▶ [Your instructions]:
Write each line of the material exactly as given, from the top through the line that contains "ax = fig.add_axes([0.153, 0.0766, 0.841, 0.884])", and omit all pictures.

▶ [Given records]:
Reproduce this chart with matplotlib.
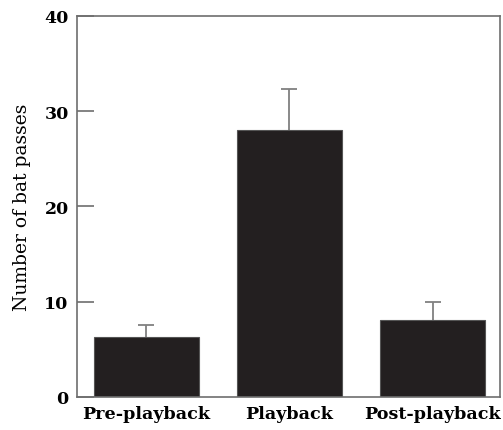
import matplotlib
matplotlib.use("Agg")
import matplotlib.pyplot as plt

categories = ["Pre-playback", "Playback", "Post-playback"]
means = [6.25, 28.0, 8.1]
upper_err = [1.3, 4.3, 1.9]
yticks = [0, 10, 20, 30, 40]

plt.rcParams["font.family"] = ["DejaVu Serif"]
axis_grey = "#6e6e6e"

fig = plt.figure(figsize=(5.03, 4.31), dpi=100)
ax = fig.add_axes([0.153, 0.0766, 0.841, 0.884])

x = range(len(categories))
ax.bar(x, means, width=0.735, color="#231f20", edgecolor="#555555", linewidth=0.8,
       zorder=2)
# one-sided (upper) error bars: drop the cap at the bar top
_, caps, _ = ax.errorbar(x, means, yerr=[[0] * len(means), upper_err], fmt="none",
                         ecolor="#808080", elinewidth=1.3, capsize=6,
                         capthick=1.3, zorder=1)
caps[0].set_visible(False)

ax.set_xlim(-0.483, 2.47)
ax.set_ylim(0, 40)
ax.set_yticks(yticks)
ax.set_yticklabels([str(t) for t in yticks], fontsize=12.5, fontweight="bold")
ax.set_xticks(list(x))
ax.set_xticklabels(categories, fontsize=12.6, fontweight="bold")
ax.tick_params(axis="y", direction="in", length=12, width=1.2, color=axis_grey,
               pad=6)
ax.tick_params(axis="x", length=0, pad=6)
ax.set_ylabel("Number of bat passes", fontsize=13.5)
ax.yaxis.set_label_coords(-0.108, 0.5)

for side in ["left", "right", "top", "bottom"]:
    ax.spines[side].set_color(axis_grey)
    ax.spines[side].set_linewidth(1.2)

fig.savefig("out.png", dpi=100)
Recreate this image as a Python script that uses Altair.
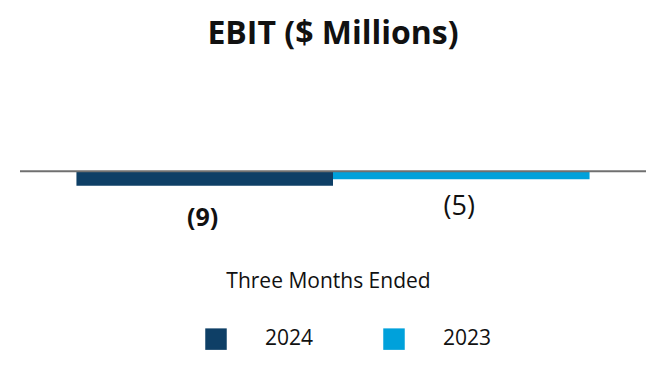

▶ [Completed exercise]:
Reproduce this chart with matplotlib.
import matplotlib
matplotlib.use("Agg")
import matplotlib.pyplot as plt

categories = ["Pre-playback", "Playback", "Post-playback"]
means = [6.25, 28.0, 8.1]
upper_err = [1.3, 4.3, 1.9]
yticks = [0, 10, 20, 30, 40]

plt.rcParams["font.family"] = ["DejaVu Serif"]
axis_grey = "#6e6e6e"

fig = plt.figure(figsize=(5.03, 4.31), dpi=100)
ax = fig.add_axes([0.153, 0.0766, 0.841, 0.884])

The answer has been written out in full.